C’est peut-être moi qui suis un peu déconnecté de mon adolescent intérieur, mais j’ai trouvé toutes ces jeunes personnes magnétiques et attachantes. Julep (Pier-Gabriel Lajoie), Adaboy (l’excellent Alex Godbout), Basta (Chanel Mings) et autres personnages qui auraient pu être baptisés par la psychologue Jocelyne de Radio-Enfer, ne m’ont jamais vraiment parus cruels, suffisants ou manipulateurs. Du moins, pas plus que n’importe quels ados. Au contraire, ils m’ont paru intéressants et le personnage mystère censé les tenir en respect m’est apparu comme insensible aux nuances grandiloquentes de la vie d’adolescent bien vécue. Même le hockeyeur égoïste et arrogant Julep m’est (au départ) apparu sympathique parce que tout le monde a l’air de se foutre de sa carrière à part lui.
Ce qui rend Les Petits Rois plus inconfortable qu’elle ne devrait l’être, c’est que la série tourne autour d’un mystère dont elle n’a pas besoin. Les personnages sont assez forts pour vivre sans.
Ce qui rend Les Petits Rois plus inconfortable qu’elle ne devrait l’être, c’est que la série tourne autour d’un mystère dont elle n’a pas besoin. Les personnages sont assez forts pour vivre sans. S’ils étaient passés à travers une tragédie quelconque (une fusillade, un incendie, le suicide d’un camarade de classe, etc.) au lieu d’être liés par un mystère qui n’en était exactement un, Les Petits Rois n’aurait été que plus forte. J’ai pris un malin plaisir révisionniste à côtoyer ces personnages qui sont des visions hautement idéalisées de l’ado que j’étais.
D’un côté c’est un peu frustrant. De l’autre, il y a un charme indéniable à regarder une série qui ne semble pas comprendre pourquoi elle est excellente. Un peu comme il y a un charme indéniable à parler avec une personne qui ne comprend pas qu’elle est charismatique et captivante.

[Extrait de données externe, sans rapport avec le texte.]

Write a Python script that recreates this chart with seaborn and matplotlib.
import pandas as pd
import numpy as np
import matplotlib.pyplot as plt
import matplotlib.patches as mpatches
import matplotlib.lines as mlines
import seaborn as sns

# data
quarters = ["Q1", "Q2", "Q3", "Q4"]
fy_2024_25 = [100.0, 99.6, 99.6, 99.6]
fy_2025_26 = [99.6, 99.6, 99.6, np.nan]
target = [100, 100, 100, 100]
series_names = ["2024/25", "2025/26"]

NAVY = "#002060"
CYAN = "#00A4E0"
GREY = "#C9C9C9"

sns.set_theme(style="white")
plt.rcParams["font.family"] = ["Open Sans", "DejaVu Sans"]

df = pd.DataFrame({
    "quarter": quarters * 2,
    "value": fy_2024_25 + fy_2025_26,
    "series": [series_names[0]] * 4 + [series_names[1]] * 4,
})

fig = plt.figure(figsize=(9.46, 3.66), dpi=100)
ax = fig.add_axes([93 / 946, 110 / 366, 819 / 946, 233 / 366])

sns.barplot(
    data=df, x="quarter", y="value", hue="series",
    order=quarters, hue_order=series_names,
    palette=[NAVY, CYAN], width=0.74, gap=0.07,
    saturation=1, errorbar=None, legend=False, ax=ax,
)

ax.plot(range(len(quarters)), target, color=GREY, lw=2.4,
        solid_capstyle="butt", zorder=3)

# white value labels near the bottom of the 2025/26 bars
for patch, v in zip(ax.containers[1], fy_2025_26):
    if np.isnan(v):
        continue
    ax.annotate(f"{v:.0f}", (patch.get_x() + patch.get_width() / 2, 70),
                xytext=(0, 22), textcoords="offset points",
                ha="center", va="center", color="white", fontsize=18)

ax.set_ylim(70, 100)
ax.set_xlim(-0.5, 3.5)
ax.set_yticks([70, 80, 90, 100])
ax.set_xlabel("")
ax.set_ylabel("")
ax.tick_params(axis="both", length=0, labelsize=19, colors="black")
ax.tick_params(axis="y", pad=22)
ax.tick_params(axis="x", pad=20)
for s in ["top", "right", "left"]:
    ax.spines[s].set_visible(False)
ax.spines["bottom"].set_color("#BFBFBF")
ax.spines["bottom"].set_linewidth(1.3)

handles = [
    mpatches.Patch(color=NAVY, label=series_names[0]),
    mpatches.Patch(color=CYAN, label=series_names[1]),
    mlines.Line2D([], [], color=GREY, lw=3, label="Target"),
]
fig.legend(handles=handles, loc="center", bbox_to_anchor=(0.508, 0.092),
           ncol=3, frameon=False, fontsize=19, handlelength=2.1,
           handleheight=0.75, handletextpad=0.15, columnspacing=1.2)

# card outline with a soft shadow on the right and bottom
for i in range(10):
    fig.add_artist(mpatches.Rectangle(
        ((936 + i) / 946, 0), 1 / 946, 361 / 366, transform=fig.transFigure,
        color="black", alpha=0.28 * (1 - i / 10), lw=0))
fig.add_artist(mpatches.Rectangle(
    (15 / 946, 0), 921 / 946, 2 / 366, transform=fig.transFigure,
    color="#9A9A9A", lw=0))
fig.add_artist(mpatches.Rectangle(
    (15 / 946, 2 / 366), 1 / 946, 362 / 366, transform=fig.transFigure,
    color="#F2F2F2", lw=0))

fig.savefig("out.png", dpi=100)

Adaboy, Basta et l’ombre d’Euphoria
Les Petits Rois m’a vraiment conquis à travers la romance entre Adaboy et Basta. C’est à travers ces deux-là que la série s’est mise à voler de ses propres ailes et s’est affranchie de l’ombre de la série sur la gen Z de l’heure. Le jeune designer de mode excentrique et l’influenceuse beauté sont présentés comme des stéréotypes superficiels, mais révèlent leurs nuances et leurs profondeurs respectives au fil des épisodes.
Les incroyables interprétations d’Alex Godbout et de Chanel Mings ont contribué à établir la crédibilité des personnages. Godbout possède une capacité inouïe à faire vibrer d’émotion chaque petit moment alors que Mings possède un jeu tout en délicatesse et en subtilités qui lui a permis de donner du souffle et de la vulnérabilité à des lignes de dialogues parfois un peu rigides. Retenez bien ces deux noms.

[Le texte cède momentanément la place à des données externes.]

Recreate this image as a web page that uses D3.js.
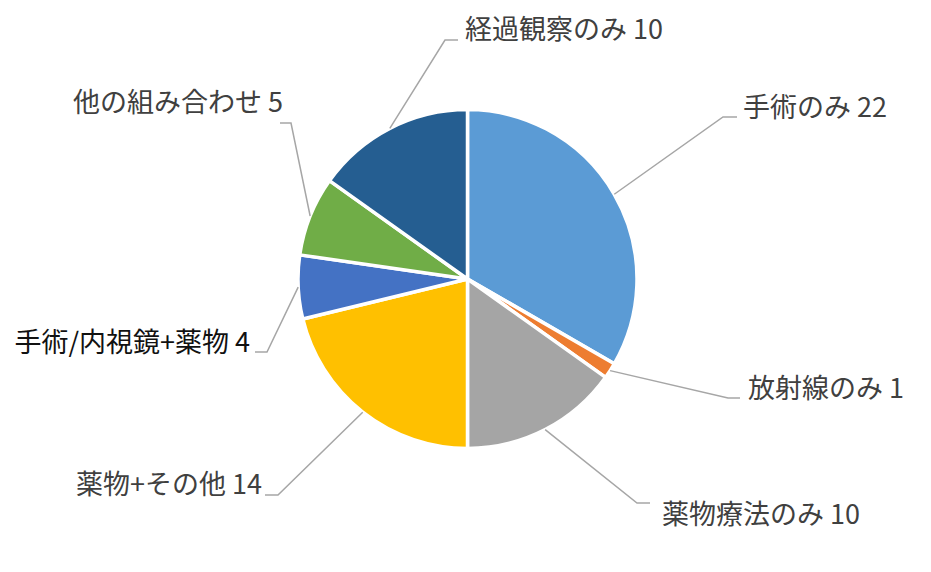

Godbout possède une capacité inouïe à faire vibrer d’émotion chaque petit moment alors que Mings possède un jeu tout en délicatesse et en subtilités.

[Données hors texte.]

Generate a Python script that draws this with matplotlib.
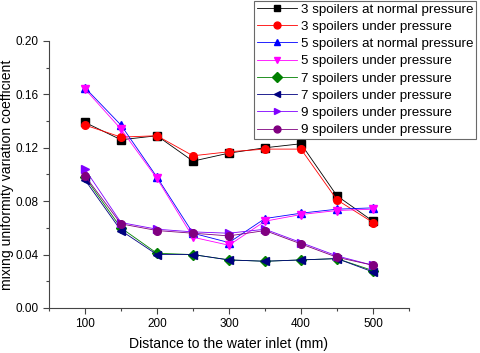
import matplotlib
matplotlib.use("Agg")
import matplotlib.pyplot as plt
from matplotlib.ticker import MultipleLocator

plt.rcParams['font.family'] = ['Liberation Sans', 'DejaVu Sans']

x = [100, 150, 200, 250, 300, 350, 400, 450, 500]
s3_normal = [0.139, 0.126, 0.129, 0.110, 0.116, 0.120, 0.123, 0.084, 0.065]
s3_under = [0.137, 0.128, 0.129, 0.114, 0.117, 0.119, 0.119, 0.081, 0.064]
s5_normal = [0.165, 0.137, 0.098, 0.056, 0.049, 0.067, 0.071, 0.074, 0.075]
s5_under = [0.164, 0.134, 0.097, 0.053, 0.047, 0.065, 0.070, 0.073, 0.074]
s7_a = [0.098, 0.060, 0.041, 0.040, 0.036, 0.035, 0.036, 0.037, 0.028]
s7_b = [0.096, 0.058, 0.040, 0.040, 0.036, 0.035, 0.036, 0.037, 0.027]
s9_a = [0.104, 0.064, 0.059, 0.057, 0.056, 0.059, 0.049, 0.039, 0.032]
s9_b = [0.099, 0.063, 0.058, 0.056, 0.054, 0.058, 0.048, 0.038, 0.032]

labels = ["3 spoilers at normal pressure", "3 spoilers under pressure",
          "5 spoilers at normal pressure", "5 spoilers under pressure",
          "7 spoilers under pressure", "7 spoilers under pressure",
          "9 spoilers under pressure", "9 spoilers under pressure"]
series = [s3_normal, s3_under, s5_normal, s5_under, s7_a, s7_b, s9_a, s9_b]
colors = ["#000000", "#ff0000", "#0000ff", "#ff00ff", "#008000", "#000080", "#8000ff", "#800080"]
markers = ["s", "o", "^", "v", "D", "<", ">", "o"]

fig = plt.figure(figsize=(4.8, 3.53), dpi=100)
ax = fig.add_axes([0.102, 0.1275, 0.750, 0.7565])

for y, c, m, lab in zip(series, colors, markers, labels):
    ax.plot(x, y, color=c, marker=m, markersize=5.5, linewidth=0.6, label=lab)

ax.set_xlim(50, 550)
ax.set_ylim(0, 0.20)
ax.xaxis.set_major_locator(MultipleLocator(100))
ax.xaxis.set_minor_locator(MultipleLocator(50))
ax.yaxis.set_major_locator(MultipleLocator(0.04))
ax.yaxis.set_minor_locator(MultipleLocator(0.02))
ax.set_yticklabels([f"{v:.2f}" for v in ax.get_yticks()])
ax.spines['top'].set_visible(False)
ax.spines['right'].set_visible(False)
for sp in ['left', 'bottom']:
    ax.spines[sp].set_color('#444444')
ax.tick_params(which='major', length=4, width=0.8, labelsize=8.5, colors='#444444', labelcolor='black')
ax.tick_params(which='minor', length=2.5, width=0.8, colors='#444444')
ax.set_xlabel("Distance to the water inlet (mm)", fontsize=10.1, labelpad=5)
ax.set_ylabel("mixing uniformity variation coefficient", fontsize=10.1)
ax.yaxis.set_label_coords(-0.097, 0.5)

leg = fig.legend(loc='upper right', bbox_to_anchor=(0.997, 1.006), fontsize=9.6,
                 frameon=True, fancybox=False, edgecolor='#444444',
                 borderpad=0.2, labelspacing=0.37, handlelength=3.0, handletextpad=0.3,
                 borderaxespad=0.2, markerscale=0.9)
leg.get_frame().set_linewidth(0.8)

fig.savefig("out.png", dpi=100)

Si Adaboy et Basta (ou Adam et Tatyana, si vous ne trouvez pas que le monde est yo) sont aussi magnétiques et fascinants, c’est parce qu’ils déconstruisent notre rapport à l’image corporelle. Ils ont des qualités allégoriques et d’autres ultra-réalistes. Ils sont beaux, ils prennent soin d’eux et le regard des autres compte pour eux. Un peu trop même, mais les deux mettent énormément d’âme dans leurs quêtes professionnelles. Leur beauté externe est en partie le reflet de leurs insécurités, mais aussi de leur passion, motivation et de leurs rêves. Les deux personnages sont le miroir complexe et engageant d’une génération anxieuse, hyperconnectée et en constante quête identitaire.
Bref, c’est difficile de ne pas les aimer.
J’ai d’emblée été sévère avec Les Petits Rois, mais ne vous méprenez pas : les charmes discrets des personnages de Marie-Hélène Lapierre et Justine Philie m’ont conquis malgré un tantinet de mauvaise foi de ma part et j’ai l’impression que leur plume n’a même pas pu s’exprimer à la hauteur de leur talent. C’est dire. Il serait aussi malhonnête de ne pas mentionner qu’une partie des problèmes que j’ai relevés semblent liés à des impératifs de production : temps restreint, demandes de productions ou du diffuseur, etc. Je ne suis pas dans le secret des Dieux, mais c’est ce que ça laisse comme impression.
Verdict : Écoutez Les Petits Rois en fin de semaine. C’est six épisodes, ça se « clanche » bien en une soirée et ça vous permettra de dire que vous étiez fans de Marie-Hélène Lapierre, Justine Philie, Alex Godbout et Chanel Mings avant qu’ils ne deviennent des stars.